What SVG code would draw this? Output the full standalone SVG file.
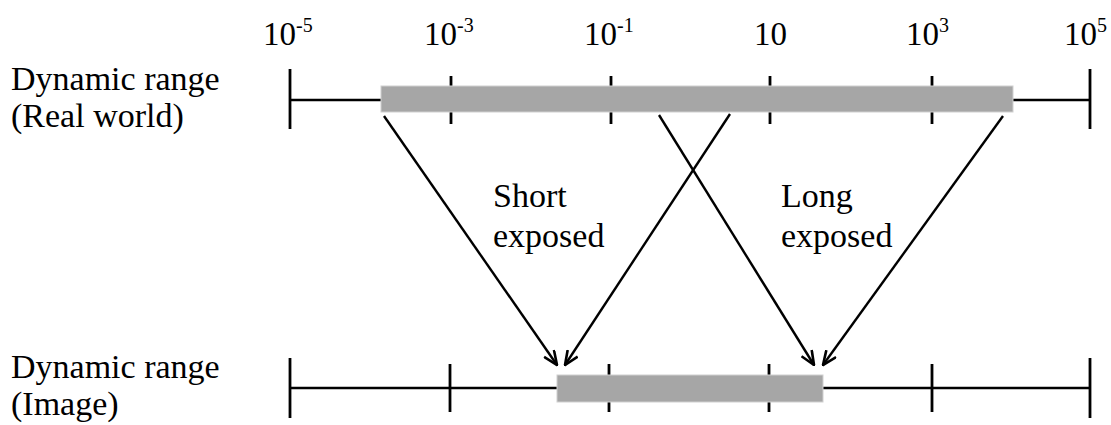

══════

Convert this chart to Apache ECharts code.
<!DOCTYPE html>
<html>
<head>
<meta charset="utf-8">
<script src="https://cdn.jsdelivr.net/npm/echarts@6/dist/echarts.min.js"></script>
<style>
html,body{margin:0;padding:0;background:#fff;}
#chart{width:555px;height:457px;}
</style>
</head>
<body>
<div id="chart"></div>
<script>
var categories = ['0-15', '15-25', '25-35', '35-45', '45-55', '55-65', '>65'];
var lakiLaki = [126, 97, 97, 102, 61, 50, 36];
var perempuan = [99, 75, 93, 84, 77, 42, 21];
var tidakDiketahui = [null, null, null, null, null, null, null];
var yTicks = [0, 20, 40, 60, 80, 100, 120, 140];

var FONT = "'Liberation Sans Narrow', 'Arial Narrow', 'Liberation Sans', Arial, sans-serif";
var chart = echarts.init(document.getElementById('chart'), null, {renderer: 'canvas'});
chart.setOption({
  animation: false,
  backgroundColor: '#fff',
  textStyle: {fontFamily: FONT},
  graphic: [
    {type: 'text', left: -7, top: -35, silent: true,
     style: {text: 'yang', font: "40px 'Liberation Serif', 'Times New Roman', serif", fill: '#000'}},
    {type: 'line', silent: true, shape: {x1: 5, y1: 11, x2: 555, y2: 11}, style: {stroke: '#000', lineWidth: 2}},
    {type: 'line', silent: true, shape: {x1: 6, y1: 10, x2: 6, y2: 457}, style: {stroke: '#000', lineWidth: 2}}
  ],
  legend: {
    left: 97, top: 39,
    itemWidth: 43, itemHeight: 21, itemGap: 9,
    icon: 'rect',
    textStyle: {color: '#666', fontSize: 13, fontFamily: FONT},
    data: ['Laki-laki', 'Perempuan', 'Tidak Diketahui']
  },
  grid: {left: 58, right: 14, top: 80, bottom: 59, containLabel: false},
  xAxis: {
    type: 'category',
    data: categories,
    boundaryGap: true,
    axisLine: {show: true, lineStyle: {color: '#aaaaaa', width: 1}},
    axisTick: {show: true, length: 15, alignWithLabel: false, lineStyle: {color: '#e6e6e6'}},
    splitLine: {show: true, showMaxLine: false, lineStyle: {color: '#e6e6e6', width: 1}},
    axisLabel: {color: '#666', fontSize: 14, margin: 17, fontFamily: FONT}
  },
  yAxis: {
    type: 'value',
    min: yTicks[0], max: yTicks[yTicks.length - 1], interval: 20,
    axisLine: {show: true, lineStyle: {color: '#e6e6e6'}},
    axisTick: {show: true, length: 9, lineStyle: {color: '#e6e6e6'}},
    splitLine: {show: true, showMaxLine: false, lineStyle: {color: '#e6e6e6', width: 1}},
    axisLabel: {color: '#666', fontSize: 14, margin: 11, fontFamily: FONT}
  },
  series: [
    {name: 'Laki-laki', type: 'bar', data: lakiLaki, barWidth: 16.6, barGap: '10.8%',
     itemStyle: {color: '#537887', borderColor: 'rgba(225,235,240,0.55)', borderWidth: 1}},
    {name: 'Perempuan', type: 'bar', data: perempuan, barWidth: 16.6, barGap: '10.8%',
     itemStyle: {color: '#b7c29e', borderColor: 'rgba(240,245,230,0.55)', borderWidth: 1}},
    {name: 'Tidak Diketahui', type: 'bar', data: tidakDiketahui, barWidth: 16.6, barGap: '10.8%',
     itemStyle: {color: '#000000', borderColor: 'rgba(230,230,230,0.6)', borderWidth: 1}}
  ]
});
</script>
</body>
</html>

══════

EXERCISE GOAL: Locate each line containing the string "this" and show it.

SOLVED PROBLEM:
What SVG code would draw this? Output the full standalone SVG file.
Convert this chart to Apache ECharts code.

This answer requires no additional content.